_Task requirements_
Copy each line of the data below with the word "code".

-- Start of Task inputs --

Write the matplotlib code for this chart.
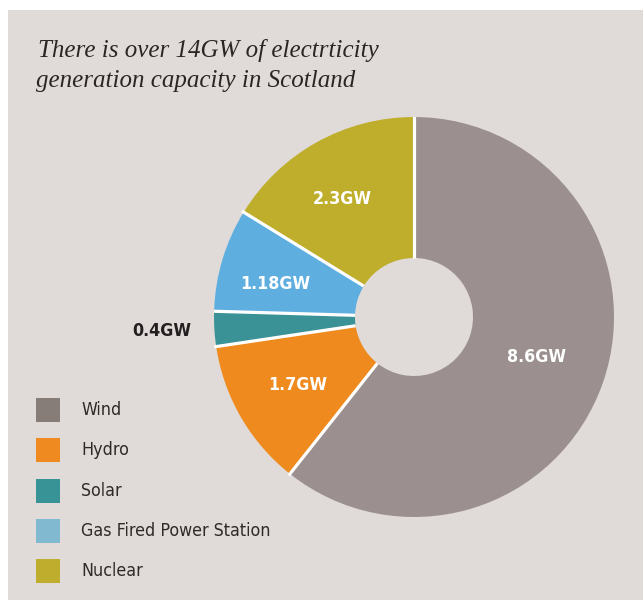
import numpy as np
import matplotlib.pyplot as plt
from matplotlib.patches import Rectangle

# capacity in Scotland (GW)
sources = ["Wind", "Hydro", "Solar", "Gas Fired Power Station", "Nuclear"]
capacity = [8.6, 1.7, 0.4, 1.18, 2.3]
labels = ["8.6GW", "1.7GW", "0.4GW", "1.18GW", "2.3GW"]
wedge_colors = ["#9b908f", "#ee8a1e", "#3a9296", "#5eaee0", "#bfae2c"]
legend_colors = ["#867c78", "#ee8a20", "#389396", "#80b9d0", "#bfae2d"]

W, H = 643, 600
fig = plt.figure(figsize=(W / 100, H / 100), dpi=100)
fig.patch.set_facecolor("white")
fig.patches.append(Rectangle((8 / W, 0), 1, 1 - 10 / H, transform=fig.transFigure,
                             facecolor="#e0dbd8", edgecolor="none", zorder=-5))

title_font = dict(family="Liberation Serif", style="italic", fontsize=18, color="#2a2626", va="baseline")
fig.text(38 / W, 1 - 57 / H, "There is over 14GW of electrticity", **title_font)
fig.text(36 / W, 1 - 87 / H, "generation capacity in Scotland", **title_font)

# pie (donut), white separators only between wedges
ax = fig.add_axes([214 / W, 1 - 517 / H, 400 / W, 400 / H])
ax.set_facecolor("none")
r_in = 0.295
wedges, _ = ax.pie(capacity, colors=wedge_colors, startangle=90, counterclock=False,
                   radius=1, wedgeprops=dict(width=1 - r_in, edgecolor="none", linewidth=0))
bounds = 90 - 360 * np.cumsum([0] + capacity[:-1]) / sum(capacity)
for a in np.deg2rad(bounds):
    ax.plot([r_in * np.cos(a), 1.01 * np.cos(a)], [r_in * np.sin(a), 1.01 * np.sin(a)],
            color="white", lw=2.3, solid_capstyle="butt")
ax.set_xlim(-1, 1)
ax.set_ylim(-1, 1)
ax.set_aspect("equal")
ax.axis("off")

lab_font = dict(family="DejaVu Sans", stretch="condensed", weight="bold", fontsize=12.8,
                ha="center", va="center")
lab_pos = [(0.61, -0.2), (-0.58, -0.34), (-1.26, -0.07), (-0.695, 0.165), (-0.36, 0.59)]
for lab, (x, y) in zip(labels, lab_pos):
    c = "#231f20" if lab == "0.4GW" else "white"
    ax.text(x, y, lab, color=c, **lab_font)

# legend
for i, (name, col) in enumerate(zip(sources, legend_colors)):
    yc = 410 + i * 40.3
    fig.patches.append(Rectangle((36 / W, 1 - (yc + 12) / H), 24 / W, 24 / H,
                                 transform=fig.transFigure, facecolor=col, edgecolor="none"))
    fig.text(81 / W, 1 - yc / H, name, family="DejaVu Sans", stretch="condensed",
             fontsize=12.8, color="#2e2a2a", va="center")

fig.savefig("out.png", dpi=100)
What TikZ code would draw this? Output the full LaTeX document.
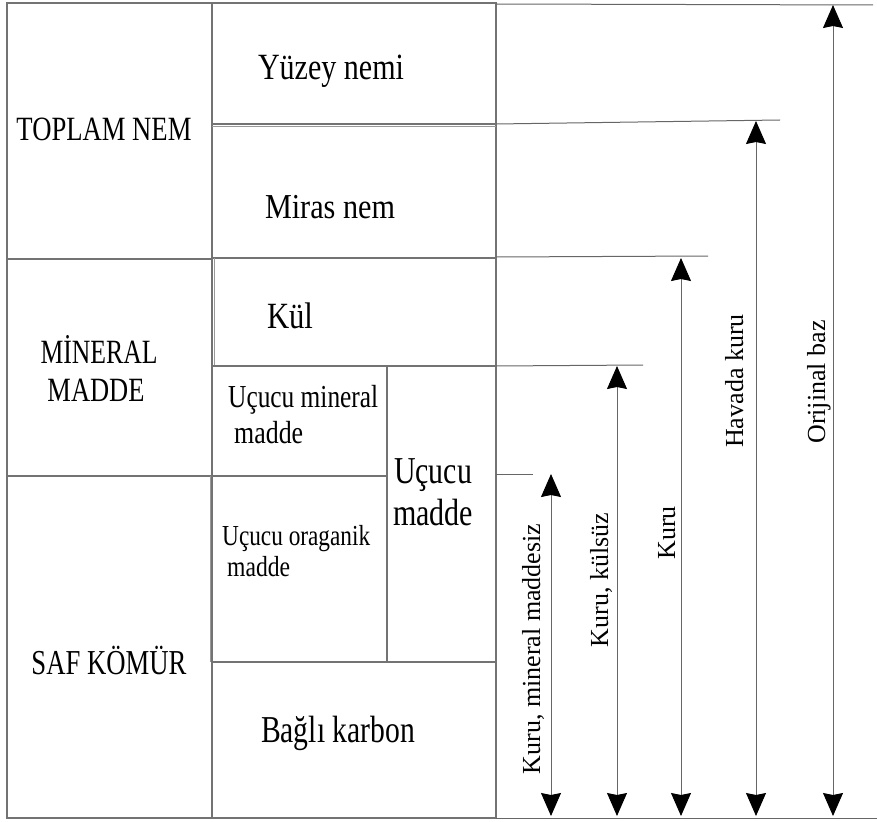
\documentclass[tikz,border=0pt]{standalone}
\usepackage{fontspec}
\usepackage{graphicx}
\setmainfont{Liberation Serif}
\usetikzlibrary{arrows.meta}
\newcommand\fitt[3]{{\fontsize{#1}{#1}\selectfont\resizebox{#2pt}{\height}{#3}}}
\begin{document}
\begin{tikzpicture}[x=1pt,y=-1pt,
  frame/.style={draw=black!55,line width=1.1pt},
  thinframe/.style={draw=black!40,line width=0.7pt},
  guide/.style={draw=black!60,line width=1pt},
  dim/.style={draw=black!60,line width=1pt,{Stealth[length=23pt,width=20pt,inset=2pt,black]}-{Stealth[length=23pt,width=20pt,inset=2pt,black]}},
  lbl/.style={inner sep=0pt,anchor=base},
  lblw/.style={inner sep=0pt,anchor=base west},
  sidetxt/.style={font=\fontsize{26}{28}\selectfont,inner sep=0pt,rotate=90,anchor=base}]
\useasboundingbox (0,0) rectangle (877,821);
% frame of the table
\draw[frame] (7,3) rectangle (496,818);
\draw[frame] (212,3) -- (212,818);
\draw[frame] (7,259) -- (212,259);
\draw[frame] (7,476) -- (387,476);
\draw[frame] (212,124) -- (496,124);
\draw[thinframe] (212,126) -- (496,126);
\draw[frame] (212,258) -- (496,258);
\draw[thinframe] (214,258) -- (214,366);
\draw[frame] (212,366) -- (496,366);
\draw[thinframe] (210,476) -- (210,662);
\draw[frame] (212,662) -- (496,662);
\draw[frame] (387,366) -- (387,662);
% guide lines on the right
\draw[guide] (496,4) -- (873,5);
\draw[guide] (496,124) -- (780,120);
\draw[guide] (496,257) -- (708,256);
\draw[guide] (496,366) -- (643,365);
\draw[guide] (496,474) -- (533,474);
\draw[guide] (496,818) -- (877,818);
% texts
\node[lbl] (toplam) at (104,141) {\fitt{34}{175}{TOPLAM NEM}};
\node[lbl] (mineral1) at (99,363) {\fitt{34}{117}{M\.INERAL}};
\node[lbl] (mineral2) at (96,401) {\fitt{34}{97}{MADDE}};
\node[lbl] (saf) at (109,674) {\fitt{35}{155}{SAF KÖMÜR}};
\node[lbl] (yuzey) at (331,80) {\fitt{37}{146}{Yüzey nemi}};
\node[lbl] (miras) at (330,218) {\fitt{35}{130}{Miras nem}};
\node[lbl] (kul) at (290,328) {\fitt{37}{46}{Kül}};
\node[lblw] (umm1) at (228,407) {\fitt{32}{150}{Uçucu mineral}};
\node[lblw] (umm2) at (234,443) {\fitt{32}{69}{madde}};
\node[lblw] (uom1) at (222,545) {\fitt{29}{148}{Uçucu oraganik}};
\node[lblw] (uom2) at (227,576) {\fitt{29}{63}{madde}};
\node[lbl] (um1) at (433,483) {\fitt{38}{78}{Uçucu}};
\node[lbl] (um2) at (433,525) {\fitt{38}{80}{madde}};
\node[lbl] (bagli) at (338,742) {\fitt{38}{154}{Bağlı karbon}};
% dimension arrows
\coordinate (o1) at (833,5);   \coordinate (o2) at (833,816);
\coordinate (h1) at (756,121); \coordinate (h2) at (756,816);
\coordinate (k1) at (681,258); \coordinate (k2) at (681,816);
\coordinate (ks1) at (617,366); \coordinate (ks2) at (617,816);
\coordinate (km1) at (551,474); \coordinate (km2) at (551,816);
\draw[dim] (o1) -- (o2);
\draw[dim] (h1) -- (h2);
\draw[dim] (k1) -- (k2);
\draw[dim] (ks1) -- (ks2);
\draw[dim] (km1) -- (km2);
\node[sidetxt] (lo) at (825,382) {Orijinal baz};
\node[sidetxt] (lh) at (743,381) {Havada kuru};
\node[sidetxt] (lk) at (675,533) {Kuru};
\node[sidetxt] (lks) at (608,580) {Kuru, külsüz};
\node[sidetxt] (lkm) at (540,649) {Kuru, mineral maddesiz};
\end{tikzpicture}
\end{document}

-- End of Task inputs --

_The answer_
Write the matplotlib code for this chart.
What TikZ code would draw this? Output the full LaTeX document.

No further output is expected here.